Seven-year-old Keenan Francis shifted nervously as he was presented by the mayor with a plaque and a copy of his favourite book - Honey Bear, Funny Bear - before 30,000 cheering fans at a Boston Red Sox baseball game.
His accomplishment? Reading books.
Keenan was a grand prize-winner in a programme that rewarded 2,000 local children with hard-to-get baseball tickets for reading at least three books, choosing his favourite and writing an essay about it.
It was one of a bumper crop of rewards offered by American libraries, schools and bookstores to encourage reading during the summer, a time when books compete with jobs, movies, television and athletics.
"Children today have a much broader range of things they can do in their free time," said Kathy Toon, manager of the children's centre at the Dallas Public Library and director of that city's Summer Reading Challenge. "This is a lure to draw kids in. Ultimately we want the reading itself to be the reward. That's our goal."
The Dallas campaign rewards readers up to the age of 18 with stickers, plastic cups and school supplies for from five to more than 30 hours of reading. Those who read the most qualify for personal computers and savings bonds; many of the 16,000 participants attend a free performance of the Dallas Children's Theatre, underwritten by corporate contributions.
Other programmes offer T-shirts, free video rentals, gift certificates, posters of sports heroes and free entrees at restaurants.
Bookstores also have young reading clubs; in exchange for reading, children get coupons for discounts on their next purchase.
"Hopefully it's helping some of them," Ms Toon said. "In an ideal world we would hope that every child who signed up will read forever."
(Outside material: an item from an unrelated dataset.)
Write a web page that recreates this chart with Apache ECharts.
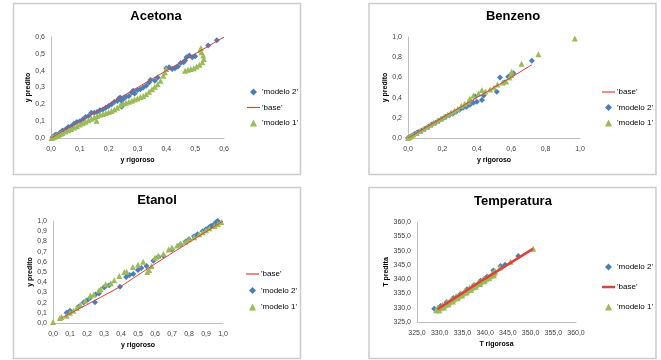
<!DOCTYPE html>
<html>
<head>
<meta charset="utf-8">
<script src="https://cdn.jsdelivr.net/npm/echarts@6/dist/echarts.min.js"></script>
<style>
  html, body { margin: 0; padding: 0; background: #fff; }
  #chart { width: 661px; height: 360px; }
</style>
</head>
<body>
<div id="chart"></div>
<script>
// axis ranges: [min, max, interval]
var acetonaRange = [0, 0.6, 0.1];
var benzenoRange = [0, 1.0, 0.2];
var etanolRange = [0, 1.0, 0.1];
var tempRange = [325, 360, 5];

// Acetona
var acetonaModelo2 = [
  [0.005,0.005],[0.01,0.01],[0.015,0.02],[0.02,0.02],[0.03,0.03],[0.04,0.045],[0.05,0.05],[0.06,0.065],
  [0.07,0.07],[0.08,0.085],[0.09,0.095],[0.1,0.1],[0.11,0.11],[0.12,0.125],[0.13,0.13],[0.14,0.15],
  [0.15,0.15],[0.16,0.155],[0.17,0.165],[0.18,0.17],[0.19,0.18],[0.2,0.19],[0.21,0.2],[0.22,0.215],
  [0.23,0.22],[0.235,0.235],[0.24,0.24],[0.245,0.22],[0.245,0.186],[0.25,0.23],[0.26,0.245],[0.27,0.25],
  [0.28,0.27],[0.285,0.28],[0.29,0.265],[0.3,0.285],[0.31,0.29],[0.32,0.3],[0.33,0.31],[0.34,0.33],
  [0.345,0.345],[0.36,0.34],[0.37,0.36],[0.4,0.415],[0.41,0.42],[0.42,0.41],[0.43,0.415],[0.44,0.425],
  [0.45,0.445],[0.46,0.45],[0.465,0.46],[0.47,0.48],[0.48,0.49],[0.49,0.48],[0.5,0.485],[0.545,0.55],[0.575,0.58]
];
var acetonaBase = [[0,0],[0.2,0.2],[0.4,0.4],[0.6,0.6]];
var acetonaModelo1 = [
  [0.002,0.0],[0.005,0.003],[0.01,0.006],[0.015,0.01],[0.02,0.014],[0.025,0.018],[0.03,0.022],[0.035,0.026],
  [0.04,0.03],[0.05,0.038],[0.06,0.046],[0.07,0.054],[0.08,0.062],[0.09,0.07],[0.1,0.08],[0.11,0.088],
  [0.12,0.097],[0.13,0.105],[0.14,0.115],[0.15,0.122],[0.158,0.103],[0.16,0.13],[0.17,0.138],[0.18,0.143],
  [0.19,0.148],[0.2,0.155],[0.21,0.16],[0.22,0.17],[0.23,0.18],[0.24,0.195],[0.25,0.205],[0.26,0.21],
  [0.27,0.215],[0.28,0.222],[0.29,0.228],[0.3,0.235],[0.31,0.243],[0.32,0.25],[0.33,0.26],[0.34,0.275],
  [0.35,0.29],[0.36,0.305],[0.37,0.32],[0.38,0.34],[0.39,0.37],[0.395,0.39],[0.4,0.41],
  [0.465,0.4],[0.475,0.405],[0.485,0.41],[0.495,0.415],[0.505,0.425],[0.515,0.435],[0.525,0.45],
  [0.53,0.47],[0.528,0.49],[0.522,0.51],[0.518,0.525],[0.52,0.535]
];

// Benzeno
var benzenoBase = [[0,0],[0.2,0.2],[0.4,0.4],[0.6,0.6],[0.72,0.725]];
var benzenoModelo2 = [
  [0,0],[0.01,0.01],[0.02,0.02],[0.03,0.03],[0.04,0.04],[0.05,0.05],[0.06,0.06],[0.08,0.075],
  [0.1,0.095],[0.12,0.115],[0.14,0.135],[0.16,0.15],[0.18,0.17],[0.2,0.19],[0.22,0.21],[0.24,0.225],
  [0.26,0.24],[0.28,0.26],[0.3,0.28],[0.32,0.3],[0.34,0.31],[0.36,0.33],[0.38,0.35],[0.39,0.41],
  [0.4,0.36],[0.43,0.376],[0.44,0.42],[0.516,0.458],[0.535,0.6],[0.56,0.55],[0.583,0.607],[0.6,0.63],
  [0.613,0.64],[0.72,0.765]
];
var benzenoModelo1 = [
  [0,0],[0.01,0.01],[0.02,0.02],[0.03,0.035],[0.05,0.05],[0.07,0.07],[0.09,0.09],[0.11,0.11],
  [0.13,0.13],[0.15,0.15],[0.17,0.17],[0.19,0.19],[0.21,0.21],[0.23,0.23],[0.25,0.25],[0.27,0.27],
  [0.29,0.29],[0.31,0.32],[0.33,0.34],[0.35,0.36],[0.36,0.39],[0.38,0.42],[0.41,0.44],[0.43,0.475],
  [0.45,0.46],[0.477,0.48],[0.5,0.5],[0.52,0.53],[0.55,0.55],[0.57,0.56],[0.59,0.6],[0.6,0.625],
  [0.603,0.656],[0.66,0.735],[0.758,0.83],[0.97,0.985]
];

// Etanol
var etanolBase = [[0.05,0.05],[0.2,0.18],[0.4,0.36],[0.6,0.58],[0.8,0.79],[1.0,1.0]];
var etanolModelo2 = [
  [0.08,0.1],[0.1,0.12],[0.15,0.16],[0.18,0.2],[0.2,0.22],[0.22,0.25],[0.247,0.203],[0.25,0.28],
  [0.27,0.29],[0.3,0.35],[0.306,0.356],[0.33,0.37],[0.394,0.356],[0.43,0.45],[0.45,0.47],[0.472,0.48],
  [0.5,0.52],[0.52,0.54],[0.55,0.56],[0.59,0.61],[0.62,0.65],[0.65,0.66],[0.7,0.72],[0.75,0.77],
  [0.78,0.8],[0.8,0.82],[0.83,0.85],[0.85,0.87],[0.88,0.9],[0.9,0.92],[0.92,0.94],[0.93,0.95],
  [0.95,0.97],[0.96,0.99],[0.97,1.0]
];
var etanolModelo1 = [
  [0,0.01],[0.04,0.05],[0.05,0.06],[0.08,0.07],[0.1,0.1],[0.12,0.12],[0.14,0.15],[0.16,0.18],
  [0.19,0.22],[0.22,0.27],[0.24,0.28],[0.27,0.32],[0.28,0.33],[0.31,0.38],[0.34,0.39],[0.36,0.42],
  [0.39,0.46],[0.42,0.5],[0.433,0.503],[0.47,0.55],[0.5,0.57],[0.53,0.6],[0.555,0.5],[0.565,0.52],
  [0.58,0.56],[0.6,0.64],[0.62,0.66],[0.65,0.68],[0.68,0.72],[0.7,0.74],[0.73,0.76],[0.75,0.78],
  [0.78,0.8],[0.8,0.82],[0.83,0.84],[0.86,0.87],[0.88,0.89],[0.9,0.91],[0.92,0.93],[0.95,0.95],
  [0.97,0.97],[0.99,0.99]
];

// Temperatura
var tempModelo2 = [
  [328.8,329.6],[330.2,330.6],[331.5,331.9],[333.0,333.4],[334.6,334.9],[336.0,336.5],[337.5,337.9],
  [339.0,339.4],[340.4,340.8],[341.8,343.0],[343.4,344.6],[344.4,345.0],[347.3,348.1]
];
var tempBase = [[329.5,329.5],[340.0,340.2],[350.5,350.6]];
var tempModelo1 = [
  [329.2,329.1],[329.5,329.4],[329.7,329.2],[330.0,329.8],[330.3,330.0],[330.5,330.4],[330.8,330.5],
  [331.1,330.9],[331.4,331.1],[331.6,331.5],[331.9,331.7],[332.2,332.1],[332.5,332.3],[332.8,332.7],
  [333.0,332.9],[333.3,333.2],[333.6,333.4],[333.9,333.8],[334.2,334.0],[334.4,334.4],[334.7,334.5],
  [335.0,334.9],[335.3,335.2],[335.6,335.4],[335.9,335.8],[336.1,336.0],[336.4,336.4],[336.7,336.5],
  [337.0,336.9],[337.3,337.2],[337.6,337.4],[337.8,337.8],[338.1,338.0],[338.4,338.4],[338.7,338.5],
  [339.0,338.9],[339.3,339.3],[339.6,339.4],[339.9,339.8],[340.2,340.1],[340.5,340.5],[340.8,340.6],
  [341.1,341.0],[341.4,341.4],[341.7,341.5],[342.0,342.0],[342.2,342.6],[343.3,344.1],[345.6,346.1],
  [350.6,350.6],
  [329.6,330.1],[330.6,331.0],[331.6,332.0],[332.6,333.0],[333.6,334.1],[334.6,335.0],[335.6,336.0],
  [336.6,337.1],[337.6,338.0],[338.6,339.0],[339.6,340.1],[340.6,341.0],[341.6,342.1],[342.1,342.9],
  [329.9,329.0],[330.9,330.1],[331.9,331.2],[332.9,332.2],[333.9,333.3],[334.9,334.3],[335.9,335.3],
  [336.9,336.3],[337.9,337.3],[338.9,338.3],[339.9,339.3],[340.9,340.3],[341.9,341.3]
];

var BLUE = '#4a7ebb';
var RED = '#e0403c';
var GREEN = '#9bbb59';
var FONT = 'Liberation Sans';
// path icons keep their aspect inside the wider legend box
var DIAMOND = 'path://M0,-1L1,0L0,1L-1,0Z';
var TRIANGLE = 'path://M0,-1L1,1L-1,1Z';
var THIN = 'path://M0,0L13,0L13,1.2L0,1.2Z';
var THICK = 'path://M0,0L13,0L13,2.5L0,2.5Z';

function fmt1(v) { return v.toFixed(1).replace('.', ','); }

function xAx(idx, range, name) {
  return {
    gridIndex: idx, type: 'value', min: range[0], max: range[1], interval: range[2],
    name: name, nameLocation: 'middle', nameGap: 19,
    nameTextStyle: { fontFamily: FONT, fontSize: 7, fontWeight: 'bold', color: '#000' },
    axisLine: { lineStyle: { color: '#bfbfbf' } },
    axisTick: { show: false },
    splitLine: { show: false },
    axisLabel: { fontFamily: FONT, fontSize: 7, color: '#404040', margin: 8, formatter: fmt1 }
  };
}
function yAx(idx, range, name, gap) {
  return {
    gridIndex: idx, type: 'value', min: range[0], max: range[1], interval: range[2],
    name: name, nameLocation: 'middle', nameGap: gap,
    nameTextStyle: { fontFamily: FONT, fontSize: 7, fontWeight: 'bold', color: '#000' },
    axisLine: { show: true, lineStyle: { color: '#bfbfbf' } },
    axisTick: { show: false },
    splitLine: { show: false },
    axisLabel: { fontFamily: FONT, fontSize: 7, color: '#404040', margin: 6, formatter: fmt1 }
  };
}
function scat(idx, name, data, symbol, color) {
  return {
    type: 'scatter', name: name, xAxisIndex: idx, yAxisIndex: idx, data: data,
    symbol: symbol, symbolSize: 6,
    itemStyle: { color: color, opacity: 1 }
  };
}
function baseLine(idx, data, width) {
  return {
    type: 'line', name: "'base'", xAxisIndex: idx, yAxisIndex: idx, data: data,
    symbol: 'none', lineStyle: { color: RED, width: width }, itemStyle: { color: RED }
  };
}
function legItem(name, thick) {
  if (name === "'base'") {
    return {
      name: name, icon: thick ? THICK : THIN,
      itemStyle: { color: RED, borderColor: RED, borderWidth: 0 },
      lineStyle: { color: RED, width: 0 }
    };
  }
  return { name: name, icon: name === "'modelo 2'" ? DIAMOND : TRIANGLE };
}
function leg(left, top, gap, names, thick) {
  return {
    orient: 'vertical', left: left, top: top, itemGap: gap, itemWidth: 13, itemHeight: 7,
    symbolKeepAspect: true,
    selectedMode: false,
    data: names.map(function (n) { return legItem(n, thick); }),
    textStyle: { fontFamily: FONT, fontSize: 8, color: '#000', padding: [0, 0, 0, -3] }
  };
}
function ttl(text, x, y) {
  return {
    text: text, left: x, top: y, textAlign: 'center', padding: 0,
    textStyle: { fontFamily: FONT, fontSize: 13, fontWeight: 'bold', color: '#000' }
  };
}
function box(x, y) {
  return {
    type: 'rect', shape: { x: x, y: y, width: 287, height: 171 }, silent: true,
    style: { fill: 'none', stroke: '#cccccc', lineWidth: 1.5 }
  };
}

var chart = echarts.init(document.getElementById('chart'));
chart.setOption({
  animation: false,
  backgroundColor: '#fff',
  graphic: [box(13.5, 3.5), box(369, 3.5), box(13.5, 187.5), box(369, 187.5)],
  title: [
    ttl('Acetona', 156, 10),
    ttl('Benzeno', 513, 10),
    ttl('Etanol', 157, 194),
    ttl('Temperatura', 513, 195)
  ],
  grid: [
    { left: 51, top: 37, width: 173, height: 101 },
    { left: 408, top: 37, width: 172, height: 101 },
    { left: 53, top: 221, width: 170, height: 102 },
    { left: 417, top: 222, width: 159, height: 100 }
  ],
  xAxis: [
    xAx(0, acetonaRange, 'y rigoroso'),
    xAx(1, benzenoRange, 'y rigoroso'),
    xAx(2, etanolRange, 'y rigoroso'),
    xAx(3, tempRange, 'T rigorosa')
  ],
  yAxis: [
    yAx(0, acetonaRange, 'y predito', 18),
    yAx(1, benzenoRange, 'y predito', 18),
    yAx(2, etanolRange, 'y predito', 18),
    yAx(3, tempRange, 'T predita', 26)
  ],
  legend: [
    leg(242, 83, 7.5, ["'modelo 2'", "'base'", "'modelo 1'"], false),
    leg(597, 83, 7.5, ["'base'", "'modelo 2'", "'modelo 1'"], false),
    leg(241, 265, 8.5, ["'base'", "'modelo 2'", "'modelo 1'"], false),
    leg(597, 258, 12, ["'modelo 2'", "'base'", "'modelo 1'"], true)
  ],
  series: [
    scat(0, "'modelo 2'", acetonaModelo2, 'diamond', BLUE),
    baseLine(0, acetonaBase, 1),
    scat(0, "'modelo 1'", acetonaModelo1, 'triangle', GREEN),

    baseLine(1, benzenoBase, 1),
    scat(1, "'modelo 2'", benzenoModelo2, 'diamond', BLUE),
    scat(1, "'modelo 1'", benzenoModelo1, 'triangle', GREEN),

    baseLine(2, etanolBase, 1),
    scat(2, "'modelo 2'", etanolModelo2, 'diamond', BLUE),
    scat(2, "'modelo 1'", etanolModelo1, 'triangle', GREEN),

    scat(3, "'modelo 2'", tempModelo2, 'diamond', BLUE),
    baseLine(3, tempBase, 2.5),
    scat(3, "'modelo 1'", tempModelo1, 'triangle', GREEN)
  ]
});
</script>
</body>
</html>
In fact, a study conducted by the public library in Normal, Illinois, found that children who participated in summer reading programmes retained vocabulary and comprehension skills better than those who did not.
But critics say that trying to motivate children to read with gifts will ultimately have the opposite effect. One, Alfie Kohn, author of the book Punished By Rewards, said reading rewards amount to "treating children like pets by dangling the equivalent of a doggy biscuit in front of them.
"The book comes to be seen as a tedious prerequisite, something that has to be gotten through in order to get the goodie," Mr Kohn said. "As soon as you lead kids to think of reading as something required for a reward, the book is devalued in the child's mind. The kid figures, 'If they have to bribe me to do this, it must be something I wouldn't otherwise want to do'."
It would be more effective, Mr Kohn said, for educators and parents to set an example by making books more readily available, reading with their children, giving kids a choice about what they read and encouraging youngsters to read with and to each other.
"A lot of well-meaning folks think that all that matters is that kids read," Mr Kohn said. "But it matters as much how kids read and why kids read, and in the long run we want them to find reading compelling, engaging and something they feel they have freely chosen."
That is precisely the goal of rewarding children for reading, Ms Toon counters.
"Eventually they'll pick it up on their own," she said. "You're going to have some kids who will come to just enjoy it, and who will see reading as something that's fun in itself, and not as something that's forced on them."